LNU was also hit by the typhoon. It was just three weeks since they hosted the SCUAA meet, the one which I’ve snatched the 8th place in the half marathon category. Now the campus’ a mess. Many classrooms and building were damaged if not destroyed, but trust me they are lucky. UP-Tacloban not so lucky, so there goes my Graduate school aspiration next year (shit!). But two weeks after the beating from Yolanda, LNU still got a lot of grounds (and buildings) to cover and repair. Dr. Duarte, graciously gave us the Brillo Hall to cleanup, it’s the oldest structure in the campus proudly standing since 1927. And he sure let us know up front that this building already lost a grade school teacher in the typhoon. Her room was the only one cleaned up. The other seven were a complete
fucking mess that the expression “ewwww..” is an understatement. And ewww we went through two days of cleaning rotten papers and classroom bruhaha props from whatever the gradeschool teachers come up nowadays.
But through team work and good humor from the team. We managed to clean the whole building up. Yeah baby! We came up with our own way of relieving the Bayanihan spirit in those gorgeous Amorsolo paintings. But in our bayanihan there’s nothing gorgeous carrying shitloads of trash and rotten stuffs. But for this city to rise again, it must be done.
It was fun and marathon-like-tiresome weekend. “One building down, 42 rooms to go” says the wife of Dr. Duarte, Maam Aa, who happens to be my accounting teacher in college. My God, we should go back next week! But seriously, it was a great experience to eat meals with a University President and be treated as guests even in these trying times. I know all our efforts are just very minimal compared to the scale of the recovery that needs to be done. But still it’s an idea well executive to its purest purpose.

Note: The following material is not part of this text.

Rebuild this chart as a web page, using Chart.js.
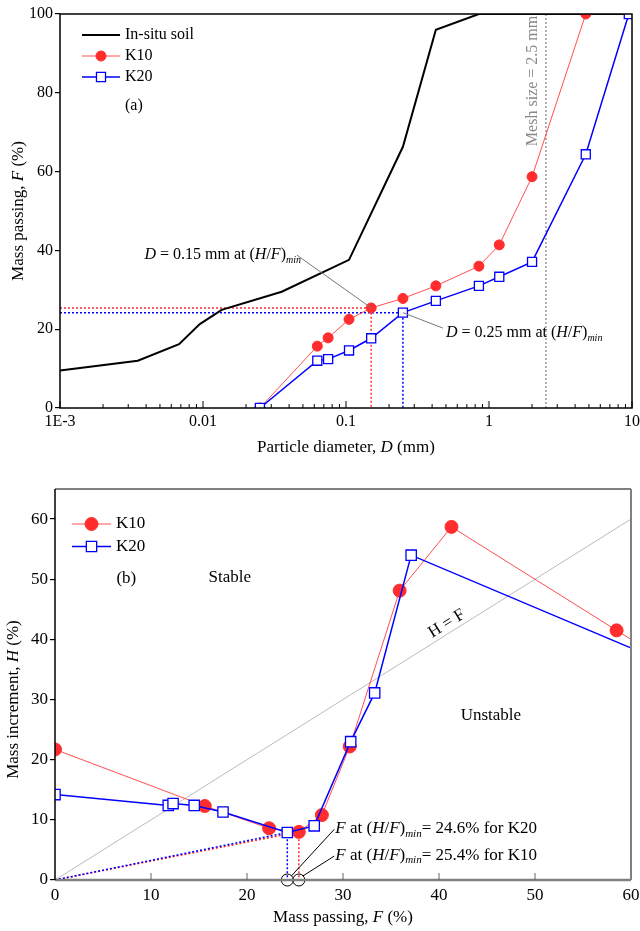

We came not to expect anything in return, not even a gratitude from LNU. Truth be told, the team feels we owe Sir Jude for taking care of us especially in our accommodation and the hearty meals. We ate relief goods, by the way. And as the one in-charge, it did cost me a lot bring the team there like our fares, the foods we have to bring and sporting that confident figure to face to those distinguish persons hosting our stay. But nothing beats the emotional toll seeing the city on its knees. Out there in Tacloban I’m the coolest runners with lots of fans and supporters, right here at home I’m just a freak running the town before it wakes up. I love running in Tacloban City.. I want running back in Tacloban.. I want to see my running buddies again.. I want to join happy races again in this great city. But at the end, it’s the little things that matters.
The little things like Hope and Brotherhood and Kindness. That is my Ground Zero Initiative.
Epilogue. We went home with a great sense of achievement. And that’s when we started to cry. We saw the devastation. Tacloban City might be ground zero of the Typhoon, but the neighboring coastal towns namely PALO, TANAUAN, TOLOSA, DULAG, MAYORGA are in great danger of not rising up again. If the government and us people, will not do something immediate and drastic to these town we might consider asking the logistics to cross out these places off the map. The degree of devastation was so severe, possibly even beyond repair. Tacloban City will rise again, that’s a promise. But what the media seems to forge there are towns who suffered much much worse than the ground zero where strong winds, strong waves, storm surge and a murderous rage of nature reduced them to complete ruins. There are still starving and suffering people out there THEY NEED YOUR HELP. Give till it really fucking hurts.